Revisiting the high-scale validity of Type-II seesaw model with novel LHC signature

TL;DR

This paper investigates the high-scale validity of the Type-II seesaw model, demonstrating it can remain stable up to the Planck scale and proposing novel LHC signatures to test the model's predictions.

Contribution

It provides a detailed analysis of the model's stability constraints and introduces new LHC signatures for testing the model at current and future collider runs.

Findings

Model can be stable up to the Planck scale with constraints on scalar masses and mixing angles.

Proposes a new LHC probe via associated and pair production of charged scalars.

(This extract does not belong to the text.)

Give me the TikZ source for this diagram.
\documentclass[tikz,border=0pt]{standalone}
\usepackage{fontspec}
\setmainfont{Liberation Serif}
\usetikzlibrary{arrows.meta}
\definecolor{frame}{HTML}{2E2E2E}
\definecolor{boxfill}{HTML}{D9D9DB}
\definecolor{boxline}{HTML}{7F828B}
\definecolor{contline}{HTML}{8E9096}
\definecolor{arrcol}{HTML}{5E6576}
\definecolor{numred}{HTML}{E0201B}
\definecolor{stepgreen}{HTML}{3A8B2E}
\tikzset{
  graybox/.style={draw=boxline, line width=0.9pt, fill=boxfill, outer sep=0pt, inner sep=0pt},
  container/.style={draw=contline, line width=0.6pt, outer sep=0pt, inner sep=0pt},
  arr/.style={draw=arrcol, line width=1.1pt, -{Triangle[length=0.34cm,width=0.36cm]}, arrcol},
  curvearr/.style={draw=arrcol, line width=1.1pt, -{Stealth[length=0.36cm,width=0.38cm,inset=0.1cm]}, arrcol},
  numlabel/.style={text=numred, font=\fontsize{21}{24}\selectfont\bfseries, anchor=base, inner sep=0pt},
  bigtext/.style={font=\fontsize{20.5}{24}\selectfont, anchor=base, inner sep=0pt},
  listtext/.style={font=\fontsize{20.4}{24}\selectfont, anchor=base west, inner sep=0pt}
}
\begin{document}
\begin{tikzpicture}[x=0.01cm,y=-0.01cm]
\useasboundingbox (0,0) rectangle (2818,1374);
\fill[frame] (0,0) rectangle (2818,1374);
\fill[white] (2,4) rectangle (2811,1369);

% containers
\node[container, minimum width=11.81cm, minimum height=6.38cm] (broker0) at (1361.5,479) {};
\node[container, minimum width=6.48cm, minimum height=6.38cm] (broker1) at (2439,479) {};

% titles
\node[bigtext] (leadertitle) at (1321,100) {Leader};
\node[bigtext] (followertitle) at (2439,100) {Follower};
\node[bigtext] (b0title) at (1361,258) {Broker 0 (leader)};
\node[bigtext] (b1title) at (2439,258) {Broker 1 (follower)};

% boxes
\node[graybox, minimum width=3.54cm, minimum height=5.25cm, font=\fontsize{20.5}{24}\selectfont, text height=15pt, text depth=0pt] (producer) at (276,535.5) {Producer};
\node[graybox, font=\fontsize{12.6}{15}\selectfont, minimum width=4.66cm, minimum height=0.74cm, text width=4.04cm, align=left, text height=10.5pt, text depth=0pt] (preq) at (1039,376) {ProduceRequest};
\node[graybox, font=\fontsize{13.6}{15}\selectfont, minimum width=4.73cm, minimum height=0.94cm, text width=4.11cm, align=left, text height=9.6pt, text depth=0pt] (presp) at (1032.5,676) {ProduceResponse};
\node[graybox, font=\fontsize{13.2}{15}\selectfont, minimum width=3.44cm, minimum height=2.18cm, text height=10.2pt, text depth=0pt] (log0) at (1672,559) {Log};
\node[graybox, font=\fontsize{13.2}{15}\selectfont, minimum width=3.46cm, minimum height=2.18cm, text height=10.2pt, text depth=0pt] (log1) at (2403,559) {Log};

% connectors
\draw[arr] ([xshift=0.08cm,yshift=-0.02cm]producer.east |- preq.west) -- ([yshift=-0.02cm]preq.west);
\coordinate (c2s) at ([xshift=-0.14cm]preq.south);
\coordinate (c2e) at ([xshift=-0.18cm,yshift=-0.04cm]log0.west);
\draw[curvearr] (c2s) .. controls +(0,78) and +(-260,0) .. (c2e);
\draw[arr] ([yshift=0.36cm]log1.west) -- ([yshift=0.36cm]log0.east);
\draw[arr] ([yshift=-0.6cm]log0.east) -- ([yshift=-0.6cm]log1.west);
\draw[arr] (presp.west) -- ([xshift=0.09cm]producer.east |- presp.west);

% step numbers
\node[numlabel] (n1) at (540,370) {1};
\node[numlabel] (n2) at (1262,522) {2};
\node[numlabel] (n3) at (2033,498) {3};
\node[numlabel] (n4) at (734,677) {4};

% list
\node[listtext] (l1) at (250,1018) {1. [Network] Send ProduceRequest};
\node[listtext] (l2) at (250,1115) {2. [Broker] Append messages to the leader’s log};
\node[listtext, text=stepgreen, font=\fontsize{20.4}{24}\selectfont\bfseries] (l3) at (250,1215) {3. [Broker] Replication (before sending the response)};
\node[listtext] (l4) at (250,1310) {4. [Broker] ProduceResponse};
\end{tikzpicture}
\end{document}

Potential to achieve 5σ significance at current LHC run for specific signals.

Abstract

The Type-II seesaw model is a well-motivated new physics scenario to address the origin of the neutrino mass issue. We show that this model can easily accommodate an absolutely stable vacuum until the Planck scale, however with strong limit on the exotic scalar masses and the corresponding mixing angle. We examine the model prediction at the current and future high luminosity run of the Large Hadron Collider (LHC) for the scalar masses and mixing angles fixed at such high-scale valid region. Specifically, we device the associated and pair production of the charged scalars as a new probe of the model at the LHC. We show that for a particular signal process the model can be tested with $5\sigma$ signal significance even at the present run of the LHC.